| Data block |
######
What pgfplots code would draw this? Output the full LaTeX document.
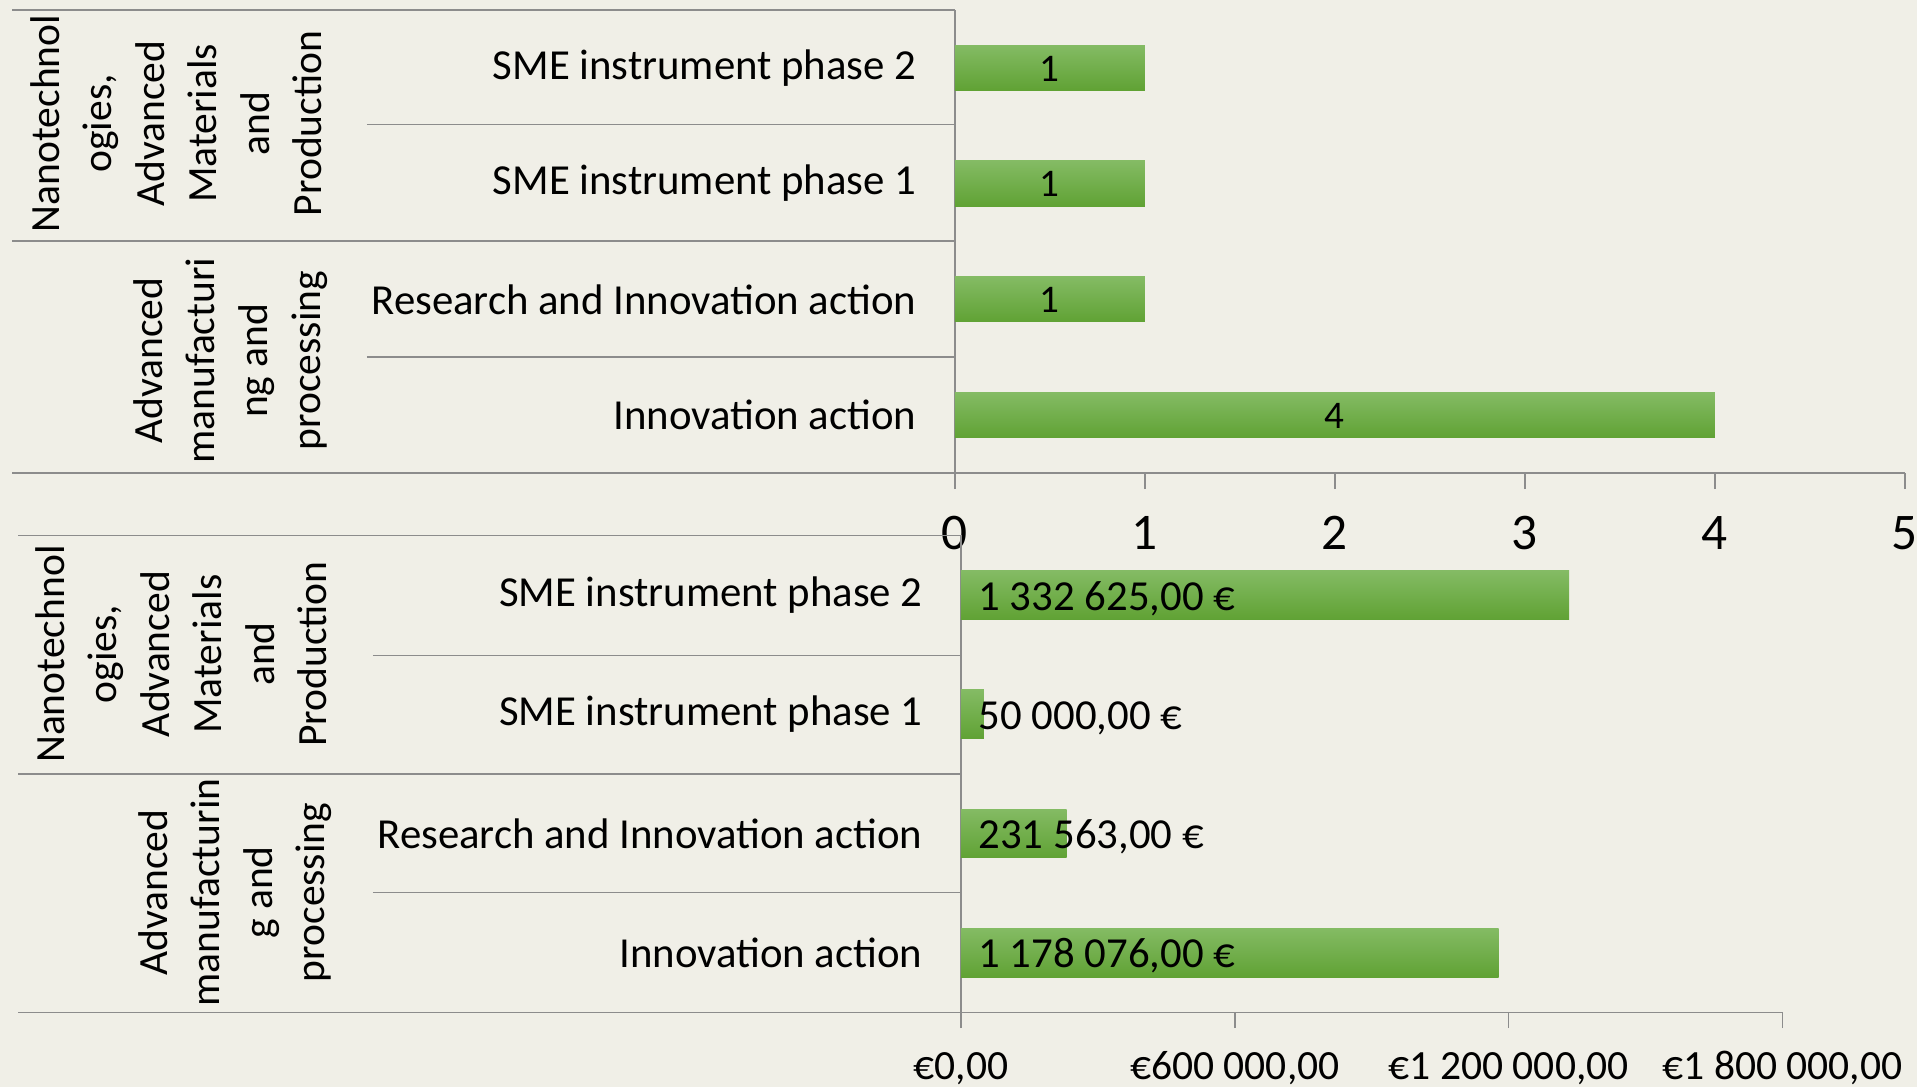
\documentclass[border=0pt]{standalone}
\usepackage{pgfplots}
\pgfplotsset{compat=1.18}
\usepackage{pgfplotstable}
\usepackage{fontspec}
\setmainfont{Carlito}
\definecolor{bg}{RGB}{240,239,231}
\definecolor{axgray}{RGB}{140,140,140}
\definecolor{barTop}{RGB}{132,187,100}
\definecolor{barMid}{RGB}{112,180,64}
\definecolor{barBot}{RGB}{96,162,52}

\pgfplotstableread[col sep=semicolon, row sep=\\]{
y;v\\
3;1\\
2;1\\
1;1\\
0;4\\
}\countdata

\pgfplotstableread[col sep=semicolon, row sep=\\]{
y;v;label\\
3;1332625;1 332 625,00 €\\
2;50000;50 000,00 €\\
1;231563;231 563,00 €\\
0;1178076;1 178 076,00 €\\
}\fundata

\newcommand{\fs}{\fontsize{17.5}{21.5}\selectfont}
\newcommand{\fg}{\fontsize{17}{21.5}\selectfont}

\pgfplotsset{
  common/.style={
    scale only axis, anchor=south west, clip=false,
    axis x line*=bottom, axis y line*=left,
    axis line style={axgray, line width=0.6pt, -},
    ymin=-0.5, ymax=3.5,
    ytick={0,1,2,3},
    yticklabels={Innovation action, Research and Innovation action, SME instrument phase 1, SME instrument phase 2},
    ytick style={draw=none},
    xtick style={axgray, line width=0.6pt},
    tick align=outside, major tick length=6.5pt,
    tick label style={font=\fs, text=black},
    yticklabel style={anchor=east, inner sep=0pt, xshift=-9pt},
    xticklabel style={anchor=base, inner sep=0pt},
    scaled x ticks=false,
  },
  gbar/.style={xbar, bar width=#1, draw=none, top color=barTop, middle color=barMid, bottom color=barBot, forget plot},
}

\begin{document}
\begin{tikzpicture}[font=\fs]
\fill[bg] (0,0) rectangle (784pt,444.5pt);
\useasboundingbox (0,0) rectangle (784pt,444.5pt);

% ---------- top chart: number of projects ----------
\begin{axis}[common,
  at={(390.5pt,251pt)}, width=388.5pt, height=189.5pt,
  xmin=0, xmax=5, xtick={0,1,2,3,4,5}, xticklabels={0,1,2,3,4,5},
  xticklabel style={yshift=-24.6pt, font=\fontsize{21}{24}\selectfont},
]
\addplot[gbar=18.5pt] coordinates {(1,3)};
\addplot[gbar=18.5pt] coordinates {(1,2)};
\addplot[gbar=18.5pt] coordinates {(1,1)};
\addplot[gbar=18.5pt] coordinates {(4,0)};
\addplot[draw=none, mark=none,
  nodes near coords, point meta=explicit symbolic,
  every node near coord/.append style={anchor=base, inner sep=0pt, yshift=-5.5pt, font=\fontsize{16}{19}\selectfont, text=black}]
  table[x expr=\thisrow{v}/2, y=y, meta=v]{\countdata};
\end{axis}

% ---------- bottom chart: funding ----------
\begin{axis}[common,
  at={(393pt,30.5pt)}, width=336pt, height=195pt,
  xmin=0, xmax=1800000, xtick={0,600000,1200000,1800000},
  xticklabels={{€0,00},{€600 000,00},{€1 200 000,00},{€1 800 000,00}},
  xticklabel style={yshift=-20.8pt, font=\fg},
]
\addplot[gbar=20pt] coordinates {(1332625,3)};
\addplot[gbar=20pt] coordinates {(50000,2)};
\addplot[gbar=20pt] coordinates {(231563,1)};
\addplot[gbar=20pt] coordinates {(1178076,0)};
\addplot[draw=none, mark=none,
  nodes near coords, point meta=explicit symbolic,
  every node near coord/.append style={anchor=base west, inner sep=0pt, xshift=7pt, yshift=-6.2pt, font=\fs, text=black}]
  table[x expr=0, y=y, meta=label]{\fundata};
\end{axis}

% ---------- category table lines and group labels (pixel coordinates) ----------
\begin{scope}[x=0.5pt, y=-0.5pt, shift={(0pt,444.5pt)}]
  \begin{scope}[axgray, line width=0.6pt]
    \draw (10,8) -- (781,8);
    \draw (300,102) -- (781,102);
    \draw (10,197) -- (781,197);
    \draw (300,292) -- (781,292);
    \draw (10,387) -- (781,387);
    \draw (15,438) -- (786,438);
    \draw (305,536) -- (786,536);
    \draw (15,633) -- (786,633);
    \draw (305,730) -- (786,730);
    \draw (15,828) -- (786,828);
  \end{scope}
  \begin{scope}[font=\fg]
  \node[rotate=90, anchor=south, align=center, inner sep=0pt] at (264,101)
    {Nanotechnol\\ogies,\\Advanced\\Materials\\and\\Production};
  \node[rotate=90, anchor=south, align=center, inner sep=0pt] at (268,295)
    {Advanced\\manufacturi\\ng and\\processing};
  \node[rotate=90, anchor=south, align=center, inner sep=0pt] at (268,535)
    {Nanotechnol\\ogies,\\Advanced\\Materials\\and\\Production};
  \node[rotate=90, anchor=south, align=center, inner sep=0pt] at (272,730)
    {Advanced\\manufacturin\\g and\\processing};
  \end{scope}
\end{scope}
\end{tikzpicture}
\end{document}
######
| Description of the task |
Omit every picture, then repeat the remaining data exactly as it appears above.

| Complete answer |
What pgfplots code would draw this? Output the full LaTeX document.
\documentclass[border=0pt]{standalone}
\usepackage{pgfplots}
\pgfplotsset{compat=1.18}
\usepackage{pgfplotstable}
\usepackage{fontspec}
\setmainfont{Carlito}
\definecolor{bg}{RGB}{240,239,231}
\definecolor{axgray}{RGB}{140,140,140}
\definecolor{barTop}{RGB}{132,187,100}
\definecolor{barMid}{RGB}{112,180,64}
\definecolor{barBot}{RGB}{96,162,52}

\pgfplotstableread[col sep=semicolon, row sep=\\]{
y;v\\
3;1\\
2;1\\
1;1\\
0;4\\
}\countdata

\pgfplotstableread[col sep=semicolon, row sep=\\]{
y;v;label\\
3;1332625;1 332 625,00 €\\
2;50000;50 000,00 €\\
1;231563;231 563,00 €\\
0;1178076;1 178 076,00 €\\
}\fundata

\newcommand{\fs}{\fontsize{17.5}{21.5}\selectfont}
\newcommand{\fg}{\fontsize{17}{21.5}\selectfont}

\pgfplotsset{
  common/.style={
    scale only axis, anchor=south west, clip=false,
    axis x line*=bottom, axis y line*=left,
    axis line style={axgray, line width=0.6pt, -},
    ymin=-0.5, ymax=3.5,
    ytick={0,1,2,3},
    yticklabels={Innovation action, Research and Innovation action, SME instrument phase 1, SME instrument phase 2},
    ytick style={draw=none},
    xtick style={axgray, line width=0.6pt},
    tick align=outside, major tick length=6.5pt,
    tick label style={font=\fs, text=black},
    yticklabel style={anchor=east, inner sep=0pt, xshift=-9pt},
    xticklabel style={anchor=base, inner sep=0pt},
    scaled x ticks=false,
  },
  gbar/.style={xbar, bar width=#1, draw=none, top color=barTop, middle color=barMid, bottom color=barBot, forget plot},
}

\begin{document}
\begin{tikzpicture}[font=\fs]
\fill[bg] (0,0) rectangle (784pt,444.5pt);
\useasboundingbox (0,0) rectangle (784pt,444.5pt);

% ---------- top chart: number of projects ----------
\begin{axis}[common,
  at={(390.5pt,251pt)}, width=388.5pt, height=189.5pt,
  xmin=0, xmax=5, xtick={0,1,2,3,4,5}, xticklabels={0,1,2,3,4,5},
  xticklabel style={yshift=-24.6pt, font=\fontsize{21}{24}\selectfont},
]
\addplot[gbar=18.5pt] coordinates {(1,3)};
\addplot[gbar=18.5pt] coordinates {(1,2)};
\addplot[gbar=18.5pt] coordinates {(1,1)};
\addplot[gbar=18.5pt] coordinates {(4,0)};
\addplot[draw=none, mark=none,
  nodes near coords, point meta=explicit symbolic,
  every node near coord/.append style={anchor=base, inner sep=0pt, yshift=-5.5pt, font=\fontsize{16}{19}\selectfont, text=black}]
  table[x expr=\thisrow{v}/2, y=y, meta=v]{\countdata};
\end{axis}

% ---------- bottom chart: funding ----------
\begin{axis}[common,
  at={(393pt,30.5pt)}, width=336pt, height=195pt,
  xmin=0, xmax=1800000, xtick={0,600000,1200000,1800000},
  xticklabels={{€0,00},{€600 000,00},{€1 200 000,00},{€1 800 000,00}},
  xticklabel style={yshift=-20.8pt, font=\fg},
]
\addplot[gbar=20pt] coordinates {(1332625,3)};
\addplot[gbar=20pt] coordinates {(50000,2)};
\addplot[gbar=20pt] coordinates {(231563,1)};
\addplot[gbar=20pt] coordinates {(1178076,0)};
\addplot[draw=none, mark=none,
  nodes near coords, point meta=explicit symbolic,
  every node near coord/.append style={anchor=base west, inner sep=0pt, xshift=7pt, yshift=-6.2pt, font=\fs, text=black}]
  table[x expr=0, y=y, meta=label]{\fundata};
\end{axis}

% ---------- category table lines and group labels (pixel coordinates) ----------
\begin{scope}[x=0.5pt, y=-0.5pt, shift={(0pt,444.5pt)}]
  \begin{scope}[axgray, line width=0.6pt]
    \draw (10,8) -- (781,8);
    \draw (300,102) -- (781,102);
    \draw (10,197) -- (781,197);
    \draw (300,292) -- (781,292);
    \draw (10,387) -- (781,387);
    \draw (15,438) -- (786,438);
    \draw (305,536) -- (786,536);
    \draw (15,633) -- (786,633);
    \draw (305,730) -- (786,730);
    \draw (15,828) -- (786,828);
  \end{scope}
  \begin{scope}[font=\fg]
  \node[rotate=90, anchor=south, align=center, inner sep=0pt] at (264,101)
    {Nanotechnol\\ogies,\\Advanced\\Materials\\and\\Production};
  \node[rotate=90, anchor=south, align=center, inner sep=0pt] at (268,295)
    {Advanced\\manufacturi\\ng and\\processing};
  \node[rotate=90, anchor=south, align=center, inner sep=0pt] at (268,535)
    {Nanotechnol\\ogies,\\Advanced\\Materials\\and\\Production};
  \node[rotate=90, anchor=south, align=center, inner sep=0pt] at (272,730)
    {Advanced\\manufacturin\\g and\\processing};
  \end{scope}
\end{scope}
\end{tikzpicture}
\end{document}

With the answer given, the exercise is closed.